README.md

Addressing the Configuration Problem via Quantum Computing

Installation

Install python 3.9. Ideally, you should use a virtual environment for this project. Clone (or download) this repository and install the requirements via pip:

pip install -r requirements.txt

Quantum Approximate Optimization Algorithm (QAOA)

This repository contains code and data for applying QAOA to different instances and solving configuration selection and prioritization problems.

There are multiple Jupyter notebooks in this repository (all inside the configproblem/qaoa directory):

• qaoa_mincost_sat.ipynb - QAOA for Minimum Cost 2-SAT explaining the algorithm for QUBO formulation
• qaoa_mincost_k_sat.ipynb - QAOA for Minimum Cost k-SAT explaining the algorithm for more general PUBO formulation
• qaoa_instance_evaluation.ipynb - Generating different plots and histograms for evaluating results of QAOA

The first two notebooks contain detailed explanations of the algorithm and examples.

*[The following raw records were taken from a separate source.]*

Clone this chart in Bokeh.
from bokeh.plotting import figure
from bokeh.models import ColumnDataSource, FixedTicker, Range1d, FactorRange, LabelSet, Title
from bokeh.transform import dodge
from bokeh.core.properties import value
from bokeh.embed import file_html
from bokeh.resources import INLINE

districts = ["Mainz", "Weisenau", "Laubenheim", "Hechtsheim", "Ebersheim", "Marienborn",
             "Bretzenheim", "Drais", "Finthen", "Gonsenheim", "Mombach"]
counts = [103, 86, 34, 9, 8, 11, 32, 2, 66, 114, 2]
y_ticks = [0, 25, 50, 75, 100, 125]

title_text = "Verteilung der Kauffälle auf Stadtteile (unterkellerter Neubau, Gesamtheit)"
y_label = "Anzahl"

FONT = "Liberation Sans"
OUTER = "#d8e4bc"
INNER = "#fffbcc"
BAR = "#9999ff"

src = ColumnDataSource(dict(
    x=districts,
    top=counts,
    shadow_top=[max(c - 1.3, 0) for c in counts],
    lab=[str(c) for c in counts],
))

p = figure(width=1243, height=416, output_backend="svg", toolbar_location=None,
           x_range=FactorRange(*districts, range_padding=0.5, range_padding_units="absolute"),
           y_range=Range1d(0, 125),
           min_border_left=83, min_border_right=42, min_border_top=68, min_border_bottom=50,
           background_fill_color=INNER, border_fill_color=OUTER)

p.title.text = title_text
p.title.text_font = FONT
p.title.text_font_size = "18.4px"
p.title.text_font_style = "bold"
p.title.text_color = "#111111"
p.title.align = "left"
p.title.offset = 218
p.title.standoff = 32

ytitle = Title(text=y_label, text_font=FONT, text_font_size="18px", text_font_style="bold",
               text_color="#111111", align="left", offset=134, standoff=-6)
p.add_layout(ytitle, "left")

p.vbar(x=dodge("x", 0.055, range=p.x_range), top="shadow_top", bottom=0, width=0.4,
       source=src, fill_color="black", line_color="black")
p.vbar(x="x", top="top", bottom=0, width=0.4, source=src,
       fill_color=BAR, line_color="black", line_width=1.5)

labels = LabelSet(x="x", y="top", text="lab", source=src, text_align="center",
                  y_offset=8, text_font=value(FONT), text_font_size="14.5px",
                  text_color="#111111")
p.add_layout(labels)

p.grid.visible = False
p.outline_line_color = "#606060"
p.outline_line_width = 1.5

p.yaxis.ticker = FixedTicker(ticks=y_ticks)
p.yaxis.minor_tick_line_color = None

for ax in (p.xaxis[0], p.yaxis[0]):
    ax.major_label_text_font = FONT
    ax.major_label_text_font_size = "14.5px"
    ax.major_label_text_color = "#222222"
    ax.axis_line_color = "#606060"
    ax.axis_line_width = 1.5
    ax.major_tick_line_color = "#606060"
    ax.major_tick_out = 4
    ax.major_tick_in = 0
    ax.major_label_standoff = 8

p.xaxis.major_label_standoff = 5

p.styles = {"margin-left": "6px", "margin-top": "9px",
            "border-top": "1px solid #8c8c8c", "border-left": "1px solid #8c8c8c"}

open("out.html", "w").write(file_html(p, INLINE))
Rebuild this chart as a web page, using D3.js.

The accompanying python file of the first two notebooks (qaoa_mincost_sat.py and qaoa_mincost_k_sat.py) contains the different implementations of the phase seperating operator $U_C$ for the QUBO / PUBO formulation.

Additionally, you can use evaluation.py to run the QAOA algorithm on a set of DIMACS files and save and process the results.

Grover's Algorithm

This repository contains code and data for applying Grover's Algorithm to retrieve uniform random configuration samples. See the Jupyter notebook grover_sat.ipynb.

Usage

1. Navigate to the root directory of this repository inside a terminal.
2. If you have a virtual environment set up, activate it.

Notebooks

3. Run the jupyter notebook command. A browser window should open up.
4. In the browser window, navigate to the configproblem directory for the notebook about Grover's algorithm or to the configproblem/qaoadirectory for the notebooks about QAOA and open the notebook you want to run.

Evaluation of QAOA using DIMACS files

Run python -m configproblem.qaoa.evaluation <args> with the following arguments:

• --first <index> - Index of the first file to evaluate
• --last <index> - Index of the last file to evaluate
• --skip-quso - Skip running QAOA for the QUSO/QUBO formulation
• --skip-puso - Skip running QAOA for the PUSO/PUBO formulation
• --save-individual-results - Save the results of each file in a separate file (so you can terminate the program before it finishes)
• -f <filename> - Process the results of a previous run (saved in a file)
• --linux - Use this flag to use Linux file paths (default is Windows)

DIMACS files have to be placed in the benchmarks/qaoa-feature-models directory and have to be named feature_model_<index>.dimacs where <index> is the index of the file.

The files currently in the directory are the ones we used for our evaluation.

Results will be saved in benchmarks/qaoa-feature-models/results.

Other repositories

Here is a list of tools that we used during our evaluation:

• FeatureIDE for generating feature models.
• Qiskit for creating and simulating quantum circuits.
• Qubovert for conversion from and to QUBO and PUBO models.